Он совсем не удивился. – «Поэтому ипохондрик так чуток к юмору, сластолюбец охотно говорит об идиллии, развратник о морали, а скептик о религии».
– И святость постигается не иначе, как в грехе. – Она сняла халат, бросила в кресло.
– А синяки твои где? – поинтересовался он.
– Это был грим для пущей достоверности.
«То же мне, Книпер-Чехова», – подумал он и сказал: – Ты бы еще гонореей заразилась, чтобы вжиться в образ.
– Заражусь, если надо будет.
– Занимаешься не своим ремеслом. Для лифтерши ты прыткая слишком и так усердно гонишься за наслаждениями, что опережаешь их.
– А ты слишком образован, чтобы развозить еду по этажам.
Они роняли слова, подбирали и снова бросали друг в друга, как в стихах Пастернака.
Лифтерша подошла к железной медицинской кушетке, покрытой оранжевой клеенкой.
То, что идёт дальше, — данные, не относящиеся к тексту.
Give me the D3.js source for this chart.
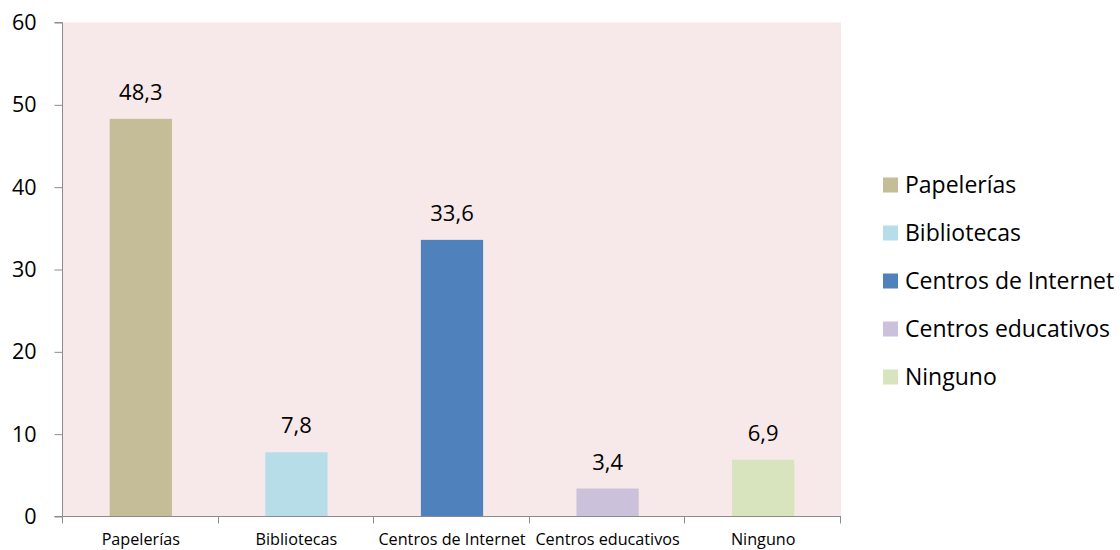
<!DOCTYPE html>
<html>
<head>
<meta charset="utf-8">
<script src="https://cdn.jsdelivr.net/npm/d3@7"></script>
<style>
  body { margin: 0; background: #fff; }
  svg { display: block; font-family: "Open Sans", "Noto Sans", sans-serif; }
</style>
</head>
<body>
<svg id="chart" width="1120" height="550"></svg>
<script>
// Lugares de acceso a Internet (%)
const categories = ["Papelerías", "Bibliotecas", "Centros de Internet", "Centros educativos", "Ninguno"];
const values = [48.3, 7.8, 33.6, 3.4, 6.9];
const colors = ["#C4BD97", "#B7DDE8", "#4F81BD", "#CCC1DA", "#D7E4BD"];
const yTicks = [0, 10, 20, 30, 40, 50, 60];

const svg = d3.select("#chart");
const plot = { left: 63, right: 841, top: 22.5, bottom: 516.5 };

const x = d3.scaleBand()
  .domain(categories)
  .range([plot.left, plot.right])
  .paddingInner(0.6)
  .paddingOuter(0.3);

const y = d3.scaleLinear()
  .domain([0, 60])
  .range([plot.bottom, plot.top]);

const fmt = v => String(v).replace(".", ",");

// plot background
svg.append("rect")
  .attr("x", plot.left)
  .attr("y", plot.top)
  .attr("width", plot.right - plot.left)
  .attr("height", plot.bottom - plot.top)
  .attr("fill", "#F7E9E9");

// bars
svg.append("g").selectAll("rect")
  .data(values)
  .join("rect")
  .attr("x", (d, i) => x(categories[i]))
  .attr("y", d => y(d))
  .attr("width", x.bandwidth())
  .attr("height", d => y(0) - y(d))
  .attr("fill", (d, i) => colors[i]);

// value labels
svg.append("g").selectAll("text")
  .data(values)
  .join("text")
  .attr("x", (d, i) => x(categories[i]) + x.bandwidth() / 2)
  .attr("y", d => y(d) - 19)
  .attr("text-anchor", "middle")
  .attr("font-size", 22)
  .attr("fill", "#000")
  .text(d => fmt(d));

// y axis
const yAxis = d3.axisLeft(y).tickValues(yTicks).tickSize(8).tickPadding(18).tickFormat(d => d);
const gy = svg.append("g")
  .attr("transform", `translate(${plot.left - 0.5},0)`)
  .call(yAxis);
gy.select(".domain").attr("stroke", "#8C8C8C").attr("d", `M-8,${plot.top}H0V${plot.bottom}H-8`);
gy.selectAll(".tick line").attr("stroke", "#8C8C8C");
gy.selectAll(".tick text")
  .attr("font-size", 21.5)
  .attr("font-family", "'Open Sans', sans-serif")
  .attr("fill", "#000");

// x axis with category boundary ticks
const gx = svg.append("g")
  .attr("transform", `translate(0,${plot.bottom})`);
gx.append("line")
  .attr("x1", plot.left).attr("x2", plot.right)
  .attr("stroke", "#8C8C8C");
const boundaries = categories.map(c => x(c) - x.step() * x.paddingInner() / 2);
boundaries.push(plot.right);
boundaries[0] = plot.left;
gx.selectAll(".bnd")
  .data(boundaries)
  .join("line")
  .attr("class", "bnd")
  .attr("x1", d => Math.round(d) - 0.5)
  .attr("x2", d => Math.round(d) - 0.5)
  .attr("y1", 0)
  .attr("y2", 7)
  .attr("stroke", "#8C8C8C");
gx.selectAll("text")
  .data(categories)
  .join("text")
  .attr("x", d => x(d) + x.bandwidth() / 2)
  .attr("y", 28)
  .attr("text-anchor", "middle")
  .attr("font-size", 16.2)
  .attr("fill", "#000")
  .text(d => d);

// legend
const legend = svg.append("g").attr("transform", "translate(883,0)");
const rows = legend.selectAll("g")
  .data(categories)
  .join("g")
  .attr("transform", (d, i) => `translate(0,${185 + i * 48})`);
rows.append("rect")
  .attr("x", 0).attr("y", -7.5)
  .attr("width", 15).attr("height", 15)
  .attr("fill", (d, i) => colors[i]);
rows.append("text")
  .attr("x", 22)
  .attr("y", 8)
  .attr("font-size", 23)
  .attr("fill", "#000")
  .text(d => d);
</script>
</body>
</html>
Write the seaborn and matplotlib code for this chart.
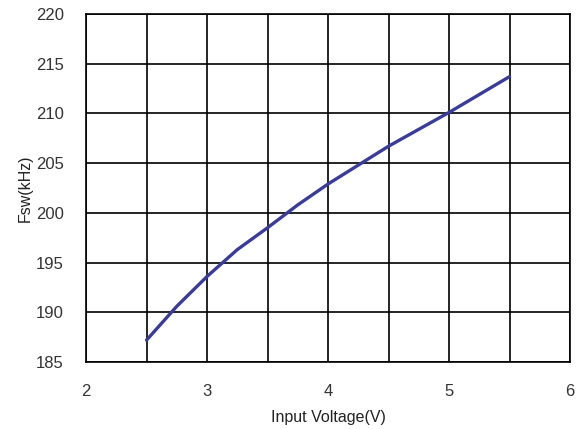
import matplotlib
matplotlib.use("Agg")
import matplotlib.pyplot as plt
import pandas as pd
import seaborn as sns

input_voltage = [2.5, 2.75, 3.0, 3.25, 3.5, 3.75, 4.0, 4.25, 4.5, 4.75, 5.0, 5.25, 5.5]
fsw_khz = [187.2, 190.6, 193.6, 196.3, 198.5, 200.8, 202.9, 204.8, 206.7, 208.4, 210.1, 211.9, 213.7]

data = pd.DataFrame({"vin": input_voltage, "fsw": fsw_khz})

sns.set_style("white")
plt.rcParams["font.family"] = ["Liberation Sans", "DejaVu Sans"]

fig = plt.figure(figsize=(5.82, 4.29), dpi=100)
ax = fig.add_axes([0.1478, 0.1562, 0.8316, 0.8112])

sns.lineplot(data=data, x="vin", y="fsw", color="#3a3c9c", linewidth=2.4, ax=ax)

ax.set_xlim(2, 6)
ax.set_ylim(185, 220)
ax.set_xticks([2, 3, 4, 5, 6])
ax.set_xticks([2.5, 3.5, 4.5, 5.5], minor=True)
ax.set_yticks(range(185, 221, 5))
ax.grid(True, which="both", color="black", linewidth=1.2)
ax.set_axisbelow(True)
ax.tick_params(which="both", length=0, labelsize=12, colors="#333333")
ax.tick_params(axis="x", pad=16)
ax.tick_params(axis="y", pad=16)
for s in ax.spines.values():
    s.set_color("black")
    s.set_linewidth(1.2)

ax.set_xlabel("Input Voltage(V)", fontsize=11.5, color="#222222", labelpad=8)
ax.set_ylabel("Fsw(kHz)", fontsize=11.5, color="#222222", labelpad=2)

fig.savefig("out.png", dpi=100)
Села с опаской, будто в кресло стоматолога. Дерзко подняла подол платья на бедра. На ней снова не было трусов. Закрутила ноги винтом: – Поторопись!
Он смотрел на женское тело, застывшее в вызывающей позе, и понимал, что вульгарности в ней не больше, чем в земляничной поляне, на которую, чуть было, не набрела сегодня в неведомом лесу. Наклонил чайник несильно. Капнул несколько капель спирта на сталь операционного стола. Лягушка шевельнула телом, как недавно Андрон, но с места не двинулась. Лишь близоруко щурила глаза. Он взял с тарелки кусочек обветренного сыра, положил в лужицу спирта. Сказал: – Давай, Эмма! Здесь все свои. Хватит заботиться о репутации.